New York: Targeting a protein might allow treatment of alcoholism and simultaneously prevent alcohol-induced heart and liver damage, a new study has found.
The protein called RGS6 (regulator of G protein signalling 6) acts through two separate mechanisms to control alcohol-seeking behaviour and alcohol-induced cell death in heart, liver, and other organs, the findings showed.
"We propose that inhibiting this RGS6 protein could represent a new approach to counteract alcohol dependence and at the same time protect against the cell-killing actions of alcohol in the heart and liver," said lead researcher Rory Fisher from the University of Iowa in the US.
There currently are only a few drugs that purport to treat alcohol dependence and none that treat the damaging effects alcohol has on various organs.
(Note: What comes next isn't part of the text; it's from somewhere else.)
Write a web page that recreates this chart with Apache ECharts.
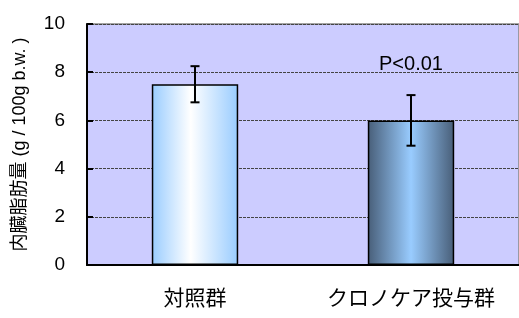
<!DOCTYPE html>
<html>
<head>
<meta charset="utf-8">
<script src="https://cdn.jsdelivr.net/npm/echarts@6/dist/echarts.min.js"></script>
<style>
  html, body { margin: 0; padding: 0; background: #fff; }
  #chart { width: 519px; height: 318px; }
</style>
</head>
<body>
<div id="chart"></div>
<script>
var categories = ['対照群', 'クロノケア投与群'];
var means = [7.5, 6.0];
var errors = [0.75, 1.05];
var yTicks = [0, 2, 4, 6, 8, 10];
var pLabel = 'P<0.01';
var pLabelY = 8.34;

var fontFam = 'Liberation Sans, "Noto Sans CJK JP", sans-serif';

var gradLight = new echarts.graphic.LinearGradient(0, 0, 1, 0, [
    { offset: 0, color: '#99ccff' },
    { offset: 0.45, color: '#ffffff' },
    { offset: 1, color: '#99ccff' }
]);
var gradDark = new echarts.graphic.LinearGradient(0, 0, 1, 0, [
    { offset: 0, color: '#485e78' },
    { offset: 0.5, color: '#99ccff' },
    { offset: 1, color: '#485e78' }
]);

var myChart = echarts.init(document.getElementById('chart'));
myChart.setOption({
    animation: false,
    grid: {
        left: 87, right: -2, top: 24, bottom: 53,
        show: true,
        backgroundColor: '#ccccff',
        borderColor: '#888888',
        borderWidth: 1.5
    },
    xAxis: {
        type: 'category',
        data: categories,
        axisLine: { lineStyle: { color: '#000', width: 2 } },
        axisTick: { inside: true, length: 9, lineStyle: { color: '#000', width: 2 } },
        axisLabel: { interval: 0, color: '#000', fontSize: 21, margin: 24, fontFamily: fontFam }
    },
    yAxis: {
        type: 'value',
        min: yTicks[0],
        max: yTicks[yTicks.length - 1],
        interval: 2,
        name: '内臓脂肪量 (g / 100g b.w. )',
        nameLocation: 'middle',
        nameGap: 58,
        nameTextStyle: { color: '#000', fontSize: 18, fontFamily: fontFam },
        axisLine: { show: true, lineStyle: { color: '#000', width: 2 } },
        axisTick: { show: true, inside: true, length: 6, lineStyle: { color: '#000', width: 2 } },
        axisLabel: { color: '#000', fontSize: 19, margin: 22, fontFamily: fontFam },
        splitLine: { show: true, lineStyle: { color: '#444', type: [3, 1], width: 1 } }
    },
    series: [
        {
            type: 'bar',
            barWidth: '40%',
            data: means.map(function (v, i) {
                return {
                    value: v,
                    itemStyle: {
                        color: i === 0 ? gradLight : gradDark,
                        borderColor: '#000',
                        borderWidth: 1.5
                    }
                };
            }),
            markPoint: {
                symbol: 'circle',
                symbolSize: 1,
                itemStyle: { color: 'rgba(0,0,0,0)' },
                data: [{
                    coord: [1, pLabelY],
                    label: {
                        show: true,
                        formatter: pLabel,
                        color: '#000',
                        fontSize: 20,
                        fontFamily: fontFam,
                        position: 'inside'
                    }
                }]
            }
        },
        {
            type: 'custom',
            data: means.map(function (v, i) { return [i, v - errors[i], v + errors[i]]; }),
            renderItem: function (params, api) {
                var lo = api.coord([api.value(0), api.value(1)]);
                var hi = api.coord([api.value(0), api.value(2)]);
                var hw = 4.5;
                var st = { stroke: '#000', lineWidth: 2 };
                return {
                    type: 'group',
                    children: [
                        { type: 'line', shape: { x1: hi[0], y1: hi[1], x2: lo[0], y2: lo[1] }, style: st },
                        { type: 'line', shape: { x1: hi[0] - hw, y1: hi[1], x2: hi[0] + hw, y2: hi[1] }, style: st },
                        { type: 'line', shape: { x1: lo[0] - hw, y1: lo[1], x2: lo[0] + hw, y2: lo[1] }, style: st }
                    ]
                };
            },
            z: 5
        }
    ]
});
</script>
</body>
</html>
The new study suggests that targeting the actions of RGS6 might accomplish both aims.
The researchers used mice lacking RGS6 to probe the protein's roles in both alcohol craving and organ damage.
The researchers found that when given free access to alcohol, mice without the RGS6 protein consumed less alcohol than wild-type mice with the concerned protein.
The mice without RGS6 also were less susceptible to alcohol-induced reward and had less severe and shorter-lived alcohol withdrawal symptoms.
In the brain, RSG6 is involved in alcohol craving by controlling levels of dopamine, a neurotransmitter associated with addiction and reward-seeking behaviour.
In the heart and liver, RSG6's effect is based on its role in a pathway that causes cell death through production of damaging compounds called reactive oxygen species, the findings showed.
The study appeared online in the journal Early Edition of the Proceedings of the National Academy of Sciences (PNAS).